In news–World Bank has released the “South Asia Economic Focus” report recently.
Key highlights of the report-
- The report describes recent economic developments, analyzes the economic impact on South Asia of the war in Ukraine, presents growth forecasts, provides risk scenarios, and concludes that reshaping economies goes hand in hand with reshaping norms.
- As per the report, the South Asia region is projected to grow by 6.6 percent in 2022 and 6.3 percent in 2023.
- The 2022 forecast has been revised downward by 1.0 percentage point compared to the January projection, due to the impacts of the war in Ukraine.
- The recovery in the region, already uneven and fragile, will be weakened by the impact of war in Ukraine, contributing to inflation and deteriorating current account balances, amid increasing indebtedness.
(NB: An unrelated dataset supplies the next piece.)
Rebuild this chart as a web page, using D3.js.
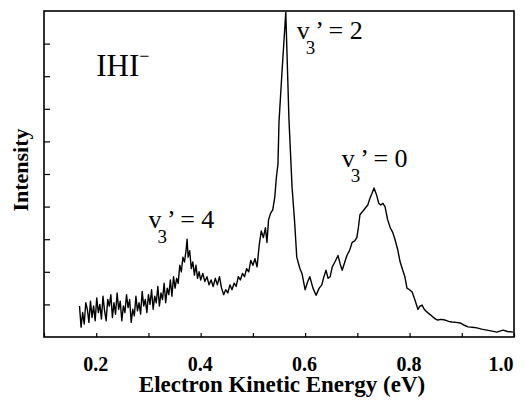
<!DOCTYPE html>
<html>
<head>
<meta charset="utf-8">
<script src="https://cdn.jsdelivr.net/npm/d3@7"></script>
<style>
body { margin: 0; background: #fff; }
text { font-family: "Liberation Serif", "Times New Roman", serif; fill: #000; }
</style>
</head>
<body>
<script>
// Spectrum (eV, arbitrary intensity 0..10)
var energy = [
	0.168, 0.171, 0.174, 0.177, 0.180, 0.183, 0.186, 0.189, 0.192, 0.195,
	0.198, 0.201, 0.204, 0.207, 0.210, 0.213, 0.216, 0.219, 0.222, 0.225,
	0.228, 0.231, 0.234, 0.237, 0.240, 0.243, 0.246, 0.249, 0.252, 0.255,
	0.258, 0.261, 0.264, 0.267, 0.270, 0.273, 0.276, 0.279, 0.282, 0.285,
	0.288, 0.291, 0.294, 0.297, 0.300, 0.303, 0.306, 0.309, 0.312, 0.315,
	0.318, 0.321, 0.324, 0.327, 0.330, 0.333, 0.336, 0.339, 0.342, 0.345,
	0.348, 0.351, 0.354, 0.357, 0.360, 0.363, 0.366, 0.369, 0.372, 0.374,
	0.376, 0.379, 0.382, 0.385, 0.388, 0.391, 0.394, 0.397, 0.400,
	0.404, 0.408, 0.412, 0.416, 0.420, 0.424, 0.428, 0.432, 0.436, 0.440,
	0.444, 0.448, 0.452, 0.456, 0.460, 0.464, 0.468, 0.472, 0.476, 0.480,
	0.484, 0.488, 0.492, 0.496, 0.500, 0.504, 0.508, 0.512, 0.516, 0.520,
	0.524, 0.527, 0.530, 0.534, 0.538, 0.542, 0.545, 0.548, 0.550, 0.556,
	0.563, 0.569, 0.575, 0.580, 0.584, 0.590, 0.594, 0.600, 0.605, 0.609,
	0.615, 0.621, 0.627, 0.632, 0.636, 0.640, 0.644, 0.648, 0.652, 0.657,
	0.663, 0.667, 0.671, 0.676, 0.680, 0.685, 0.690, 0.695, 0.699, 0.702,
	0.705, 0.710, 0.715, 0.720, 0.724, 0.728, 0.732, 0.737, 0.741, 0.745,
	0.749, 0.753, 0.758, 0.763, 0.768, 0.772, 0.777, 0.782, 0.787, 0.791,
	0.795, 0.800, 0.805, 0.810, 0.816, 0.820, 0.824, 0.828, 0.833, 0.840,
	0.845, 0.850, 0.854, 0.860, 0.868, 0.875, 0.881, 0.889, 0.897, 0.905,
	0.912, 0.920, 0.929, 0.938, 0.948, 0.958, 0.967, 0.973, 0.979, 0.988,
	0.998
];

var intensity = [
	0.95, 0.30, 0.75, 0.40, 1.05, 0.85, 0.45, 1.10, 0.60, 0.95,
	0.50, 1.20, 0.75, 1.00, 0.55, 1.25, 0.80, 0.50, 1.15, 0.95,
	1.30, 0.60, 1.05, 0.70, 1.35, 0.85, 1.10, 0.50, 0.95, 0.75,
	1.30, 0.90, 1.15, 0.45, 0.85, 0.65, 1.25, 0.80, 1.05, 0.70,
	1.40, 0.95, 1.15, 0.75, 1.30, 1.00, 1.45, 0.85, 1.25, 1.05,
	1.55, 0.95, 1.35, 1.15, 1.65, 1.05, 1.50, 1.30, 1.75, 1.25,
	1.85, 1.50, 1.80, 1.65, 2.20, 2.00, 2.45, 2.30, 2.65, 3.00,
	2.45, 2.65, 2.10, 2.30, 1.90, 2.20, 1.80, 2.00, 1.75,
	1.95, 1.70, 1.85, 1.60, 1.75, 1.55, 1.80, 1.60, 1.85, 1.50,
	1.30, 1.45, 1.35, 1.60, 1.45, 1.65, 1.55, 1.85, 1.75, 1.95,
	1.85, 2.10, 2.00, 2.35, 2.20, 2.40, 2.15, 2.80, 3.25, 3.05,
	3.35, 2.90, 3.60, 3.80, 3.90, 4.30, 4.90, 5.30, 6.60, 8.20,
	9.96, 6.70, 4.60, 3.50, 2.45, 2.10, 1.95, 1.45, 1.70, 1.85,
	1.50, 1.28, 1.50, 1.60, 1.85, 2.05, 1.80, 1.85, 2.15, 2.30,
	2.50, 2.25, 2.05, 2.30, 2.50, 2.65, 2.90, 2.95, 3.05, 3.35,
	3.75, 3.85, 3.95, 4.05, 4.25, 4.40, 4.57, 4.35, 4.10, 4.05,
	4.10, 4.00, 3.60, 3.35, 3.20, 3.00, 2.70, 2.30, 2.05, 1.85,
	1.50, 1.45, 1.38, 1.15, 0.85, 0.95, 0.98, 0.85, 0.77, 0.68,
	0.61, 0.55, 0.52, 0.54, 0.52, 0.48, 0.46, 0.45, 0.43, 0.36,
	0.31, 0.30, 0.28, 0.24, 0.21, 0.18, 0.15, 0.18, 0.21, 0.17,
	0.15
];

var xTicks = [0.1, 0.2, 0.3, 0.4, 0.5, 0.6, 0.7, 0.8, 0.9, 1.0];
var xTickLabels = ["", "0.2", "", "0.4", "", "0.6", "", "0.8", "", "1.0"];
var yTicks = [1, 2, 3, 4, 5, 6, 7, 8, 9];

// peak labels: vibrational quantum number and where the label sits (eV, intensity)
var peakLabels = [
	{ v : "4", e : 0.300, i : 3.33 },
	{ v : "2", e : 0.584, i : 9.14 },
	{ v : "0", e : 0.670, i : 5.21 }
];

var margin = { top : 11, right : 11, bottom : 64, left : 44 },
	width = 525 - margin.left - margin.right,
	height = 401 - margin.top - margin.bottom;

var svg = d3.select("body").append("svg")
	.attr("width", width + margin.left + margin.right)
	.attr("height", height + margin.top + margin.bottom)
	.append("g")
	.attr("transform", "translate(" + margin.left + "," + margin.top + ")");

var x = d3.scaleLinear().domain([0.1, 1.0]).range([0, width]);
var y = d3.scaleLinear().domain([0, 10]).range([height, 0]);

var data = energy.map(function(e, k) { return { e : e, i : intensity[k] }; });

// bottom axis, ticks pointing inward
var xAxis = d3.axisBottom(x).tickValues(xTicks).tickSizeInner(-4).tickSizeOuter(0)
	.tickFormat(function(d, k) { return xTickLabels[k]; });

var gx = svg.append("g").attr("transform", "translate(0," + height + ")").call(xAxis)
	.attr("font-family", null).attr("font-size", null);
gx.select(".domain").remove();
gx.selectAll(".tick line").attr("stroke", "#000").attr("stroke-width", 1.2);
gx.selectAll(".tick text").attr("y", 34).attr("dy", null).attr("dx", -1)
	.style("font-family", "'Liberation Serif', serif")
	.style("font-weight", "bold").style("font-size", "20px").attr("fill", "#000")
	.style("text-anchor", function(d, k) { return k === xTicks.length - 1 ? "end" : "middle"; });

var yAxis = d3.axisLeft(y).tickValues(yTicks).tickSizeInner(-6).tickSizeOuter(0)
	.tickFormat("");
var gy = svg.append("g").call(yAxis);
gy.select(".domain").remove();
gy.selectAll(".tick line").attr("stroke", "#000").attr("stroke-width", 1.2);

// frame
svg.append("rect").attr("width", width).attr("height", height)
	.attr("fill", "none").attr("stroke", "#000").attr("stroke-width", 1.6);

// spectrum
var line = d3.line().x(function(d) { return x(d.e); }).y(function(d) { return y(d.i); });
svg.append("path").datum(data).attr("d", line)
	.attr("fill", "none").attr("stroke", "#000").attr("stroke-width", 1.4)
	.attr("stroke-linejoin", "round");

// axis titles
svg.append("text").attr("x", 238).attr("y", height + 55)
	.style("text-anchor", "middle").style("font-weight", "bold").style("font-size", "23px")
	.text("Electron Kinetic Energy (eV)");

svg.append("text").attr("transform", "translate(-16," + 159 + ") rotate(-90)")
	.style("text-anchor", "middle").style("font-weight", "bold").style("font-size", "22px")
	.text("Intensity");

// molecule label
var ihi = svg.append("text").attr("x", x(0.2)).attr("y", 65).style("font-size", "31px");
ihi.append("tspan").text("IHI");
ihi.append("tspan").attr("dy", -14).style("font-size", "18px").text("\u2212");

// v3' = n labels
peakLabels.forEach(function(p) {
	var t = svg.append("text").attr("x", x(p.e)).attr("y", y(p.i)).style("font-size", "26px");
	t.append("tspan").text("v");
	t.append("tspan").attr("dx", -4).attr("dy", 15).style("font-size", "19px").text("3");
	t.append("tspan").attr("dy", -15).text("\u2019");
	t.append("tspan").text(" = " + p.v);
});
</script>
</body>
</html>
- All countries in the region will face challenges ahead, grappling with rising commodity prices, supply disruptions, and vulnerabilities in financial sectors.
- Inflation is expected to rise in all countries in 2022 before subsiding in 2023.
- For the region as a whole, headline inflation is expected to be 7.0 percent in 2022 (up from 6.7 percent in 2021).
- Many South Asian countries rank among the lowest in the world in terms of female labor force participation, as well as other forms of gender disparities, such as freedom of movement, social interactions, asset ownership, and son preference.
On India’s Economic growth predictions-
- When it comes to India’s economy, South Asia’s largest, is expected to grow by 8 percent in FY 22/23(reduced to 8% from 8.7%).
- The recovery in household consumption will be constrained by the incomplete recovery in the labour market and inflationary pressures.
- Recently, the RBI lowered the GDP growth forecast to 7.2% from 7.8% and also raised the inflation forecast to 5.7% from 4.5%.
- The report said increased government capital spending (especially in infrastructure and logistics), reduced vulnerabilities in the financial sector, government initiatives including the production-linked incentive scheme and improvement of the investment climate will support investment.
- The current account deficit will widen substantially as the merchandise trade deficit increases on the back of rising commodity prices.
- Capital flows, especially foreign direct investment inflows, are expected to remain steady- given the reforms implemented to improve the business environment.